EQUATORIAL GUINEA / GUINEA ECUATORIAL.
Centenary of the death of Ferdinand de Lesseps.
Map of the Suez Canal area and portrait of Lesseps.
Second stamp in a set of 4, issued in 1994.
Face value: 500 Central African CFA francs.
Printed by F,N.M.T. (Fábrica Nacional de Moneda y Timbre), Madrid.
Printing: Offset lithography.
Print: 75,000 copies.
Catalogues
- Edifil No. 193.
- Michel No. 1789.
- Scott No. 203.
- StampWorld No. 2017.
- Stanley Gibbons No. 212.
- Yvert et Tellier No. 319.
Ferdinand
Marie, Viscount de Lesseps (Versailles, November 19, 1805 - Guilly, Indre,
central France, December 7, 1894) was a French diplomat and later developer of
the Suez Canal.

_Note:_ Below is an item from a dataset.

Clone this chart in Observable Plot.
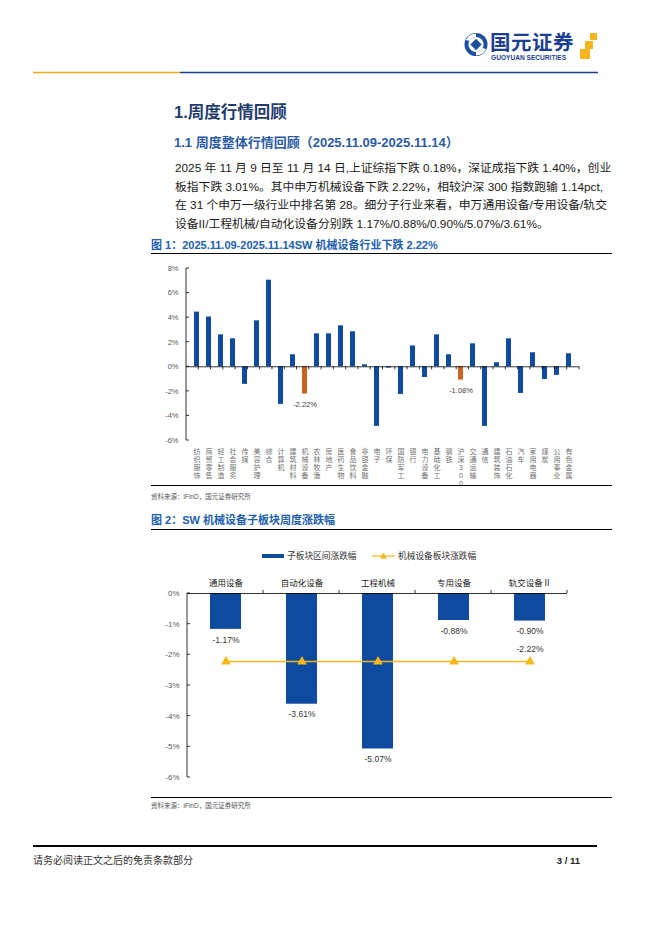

In the 1880s he planned a Panama Canal at sea level, but the
project failed due to epidemics of malaria and yellow fever in the area, as
well as financial problems: with another design it could be inaugurated in
1914. As a diplomat he was Consul in Cairo and Alexandria (1833-1837),
Rotterdam, Malaga, Barcelona (1842-1848), and Minister of France in Madrid
(1848-1849).
The Suez Canal (in Arabic, قناة السويس) is a navigable canal located in Egypt that connects the Mediterranean Sea with the Red Sea. Its length is 163.30 km (120.11 miles) between Port Saíd (on the Mediterranean coast) and Suez (on the Red Sea coast). The canal excavation works officially began on April 10, 1859, promoted by Lesseps. It was solemnly inaugurated on November 17, 1869.